■ **EXERCISE REQUIREMENTS**:
Skip all pictures, then copy the lines from the start of the data through the line with "0.998, 0.999, 1.0]", keeping both ends.
>> start SUPPLIED DATA
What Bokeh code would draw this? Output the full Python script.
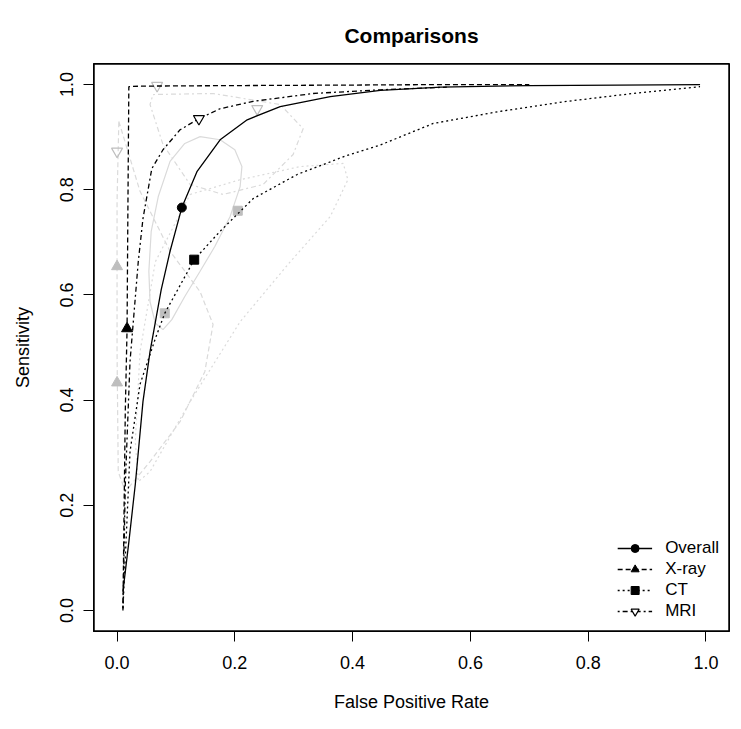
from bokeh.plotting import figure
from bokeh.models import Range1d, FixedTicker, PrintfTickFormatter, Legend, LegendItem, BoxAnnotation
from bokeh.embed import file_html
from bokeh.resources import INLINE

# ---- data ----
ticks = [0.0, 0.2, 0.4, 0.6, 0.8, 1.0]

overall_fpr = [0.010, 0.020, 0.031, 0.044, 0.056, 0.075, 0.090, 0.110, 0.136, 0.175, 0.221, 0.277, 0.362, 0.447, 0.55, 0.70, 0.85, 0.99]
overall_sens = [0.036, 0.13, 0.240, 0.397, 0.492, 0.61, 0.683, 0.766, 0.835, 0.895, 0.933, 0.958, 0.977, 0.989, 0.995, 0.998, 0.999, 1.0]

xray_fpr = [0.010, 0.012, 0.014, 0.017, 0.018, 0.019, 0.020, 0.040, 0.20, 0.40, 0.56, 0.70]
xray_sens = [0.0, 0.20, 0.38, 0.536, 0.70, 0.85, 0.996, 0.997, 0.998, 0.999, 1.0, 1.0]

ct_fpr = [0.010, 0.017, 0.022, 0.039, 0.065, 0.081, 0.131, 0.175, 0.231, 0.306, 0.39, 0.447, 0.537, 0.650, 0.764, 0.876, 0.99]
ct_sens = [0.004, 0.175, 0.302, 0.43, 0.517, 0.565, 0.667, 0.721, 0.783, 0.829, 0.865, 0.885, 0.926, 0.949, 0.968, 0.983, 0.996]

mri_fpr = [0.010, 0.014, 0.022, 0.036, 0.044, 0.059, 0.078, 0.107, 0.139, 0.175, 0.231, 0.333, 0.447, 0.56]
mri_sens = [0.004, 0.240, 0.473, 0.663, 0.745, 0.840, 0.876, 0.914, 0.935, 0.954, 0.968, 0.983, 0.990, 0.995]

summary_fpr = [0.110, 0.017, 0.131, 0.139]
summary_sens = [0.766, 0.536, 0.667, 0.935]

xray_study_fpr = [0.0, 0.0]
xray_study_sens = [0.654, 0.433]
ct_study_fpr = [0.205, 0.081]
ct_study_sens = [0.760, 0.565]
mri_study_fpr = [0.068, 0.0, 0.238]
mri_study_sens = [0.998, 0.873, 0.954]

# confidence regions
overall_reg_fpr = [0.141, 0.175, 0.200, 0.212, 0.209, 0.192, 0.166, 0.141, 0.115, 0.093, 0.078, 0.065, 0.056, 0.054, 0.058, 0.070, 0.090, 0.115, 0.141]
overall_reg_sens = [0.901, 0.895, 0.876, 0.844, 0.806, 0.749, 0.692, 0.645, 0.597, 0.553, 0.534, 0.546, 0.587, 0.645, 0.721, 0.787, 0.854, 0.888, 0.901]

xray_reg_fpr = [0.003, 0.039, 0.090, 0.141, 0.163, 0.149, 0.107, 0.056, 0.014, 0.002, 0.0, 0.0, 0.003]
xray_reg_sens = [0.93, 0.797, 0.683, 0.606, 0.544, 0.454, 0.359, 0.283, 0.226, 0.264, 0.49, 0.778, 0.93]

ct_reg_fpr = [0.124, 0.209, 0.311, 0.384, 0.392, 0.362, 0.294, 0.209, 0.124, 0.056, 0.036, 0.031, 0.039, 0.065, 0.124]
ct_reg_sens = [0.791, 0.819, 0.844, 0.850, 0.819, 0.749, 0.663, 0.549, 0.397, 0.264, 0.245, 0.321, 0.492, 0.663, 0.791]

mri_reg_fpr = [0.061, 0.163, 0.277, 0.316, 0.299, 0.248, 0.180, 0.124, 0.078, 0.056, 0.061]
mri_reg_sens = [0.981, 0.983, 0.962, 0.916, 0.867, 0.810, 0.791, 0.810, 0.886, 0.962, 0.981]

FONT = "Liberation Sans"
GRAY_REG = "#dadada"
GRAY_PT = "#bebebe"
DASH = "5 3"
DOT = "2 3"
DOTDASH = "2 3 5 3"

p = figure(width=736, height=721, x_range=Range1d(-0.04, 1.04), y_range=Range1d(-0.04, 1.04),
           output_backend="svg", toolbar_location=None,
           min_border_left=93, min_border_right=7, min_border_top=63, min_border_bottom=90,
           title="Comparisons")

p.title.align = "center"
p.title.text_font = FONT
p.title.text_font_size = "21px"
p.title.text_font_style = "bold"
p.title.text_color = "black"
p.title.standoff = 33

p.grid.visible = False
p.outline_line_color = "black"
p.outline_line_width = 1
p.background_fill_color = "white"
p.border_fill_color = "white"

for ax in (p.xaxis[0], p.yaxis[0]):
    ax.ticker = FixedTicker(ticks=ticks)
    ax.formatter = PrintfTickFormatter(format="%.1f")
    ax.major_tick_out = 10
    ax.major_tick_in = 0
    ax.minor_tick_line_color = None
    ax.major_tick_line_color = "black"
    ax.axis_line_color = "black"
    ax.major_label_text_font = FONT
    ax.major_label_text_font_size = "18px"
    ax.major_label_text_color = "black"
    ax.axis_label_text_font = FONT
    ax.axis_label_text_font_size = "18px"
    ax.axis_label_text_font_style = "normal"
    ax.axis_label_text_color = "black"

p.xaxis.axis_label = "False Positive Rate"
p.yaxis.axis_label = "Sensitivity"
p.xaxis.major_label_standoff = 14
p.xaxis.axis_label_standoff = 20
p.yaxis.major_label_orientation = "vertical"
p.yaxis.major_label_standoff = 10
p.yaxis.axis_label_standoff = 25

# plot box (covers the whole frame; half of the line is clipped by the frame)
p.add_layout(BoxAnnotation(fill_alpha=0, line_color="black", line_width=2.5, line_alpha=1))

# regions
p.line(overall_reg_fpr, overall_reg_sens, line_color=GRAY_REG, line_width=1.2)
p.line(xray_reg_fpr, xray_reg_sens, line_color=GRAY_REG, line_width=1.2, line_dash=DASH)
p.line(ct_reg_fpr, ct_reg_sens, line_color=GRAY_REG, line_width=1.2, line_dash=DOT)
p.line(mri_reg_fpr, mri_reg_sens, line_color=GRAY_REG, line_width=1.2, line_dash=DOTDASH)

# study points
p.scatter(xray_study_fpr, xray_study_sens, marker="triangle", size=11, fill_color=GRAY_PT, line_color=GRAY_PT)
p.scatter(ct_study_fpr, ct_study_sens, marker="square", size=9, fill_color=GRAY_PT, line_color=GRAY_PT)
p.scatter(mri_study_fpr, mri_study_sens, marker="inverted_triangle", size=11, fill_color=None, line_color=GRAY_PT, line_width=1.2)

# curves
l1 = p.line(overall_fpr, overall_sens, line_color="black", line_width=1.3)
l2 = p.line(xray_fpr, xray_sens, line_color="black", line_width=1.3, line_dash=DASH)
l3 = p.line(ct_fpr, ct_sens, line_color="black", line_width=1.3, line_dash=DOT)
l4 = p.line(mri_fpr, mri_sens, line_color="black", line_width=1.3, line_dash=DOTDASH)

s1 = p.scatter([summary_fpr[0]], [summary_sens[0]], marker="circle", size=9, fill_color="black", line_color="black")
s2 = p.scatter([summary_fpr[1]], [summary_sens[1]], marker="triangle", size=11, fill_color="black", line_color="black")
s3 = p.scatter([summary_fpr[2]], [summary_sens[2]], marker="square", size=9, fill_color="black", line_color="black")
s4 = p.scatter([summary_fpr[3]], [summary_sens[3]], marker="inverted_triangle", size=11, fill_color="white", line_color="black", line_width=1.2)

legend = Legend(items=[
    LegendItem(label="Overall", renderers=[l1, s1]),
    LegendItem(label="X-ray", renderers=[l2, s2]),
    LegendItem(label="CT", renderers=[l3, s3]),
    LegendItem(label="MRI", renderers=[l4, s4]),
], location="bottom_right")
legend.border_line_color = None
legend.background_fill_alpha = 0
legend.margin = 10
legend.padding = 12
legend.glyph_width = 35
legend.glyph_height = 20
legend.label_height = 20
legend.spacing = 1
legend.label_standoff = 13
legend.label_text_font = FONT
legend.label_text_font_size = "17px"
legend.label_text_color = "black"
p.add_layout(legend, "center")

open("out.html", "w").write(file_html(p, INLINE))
>> end SUPPLIED DATA
■ **RESPONSE TO THIS EXERCISE**:
What Bokeh code would draw this? Output the full Python script.
from bokeh.plotting import figure
from bokeh.models import Range1d, FixedTicker, PrintfTickFormatter, Legend, LegendItem, BoxAnnotation
from bokeh.embed import file_html
from bokeh.resources import INLINE

# ---- data ----
ticks = [0.0, 0.2, 0.4, 0.6, 0.8, 1.0]

overall_fpr = [0.010, 0.020, 0.031, 0.044, 0.056, 0.075, 0.090, 0.110, 0.136, 0.175, 0.221, 0.277, 0.362, 0.447, 0.55, 0.70, 0.85, 0.99]
overall_sens = [0.036, 0.13, 0.240, 0.397, 0.492, 0.61, 0.683, 0.766, 0.835, 0.895, 0.933, 0.958, 0.977, 0.989, 0.995, 0.998, 0.999, 1.0]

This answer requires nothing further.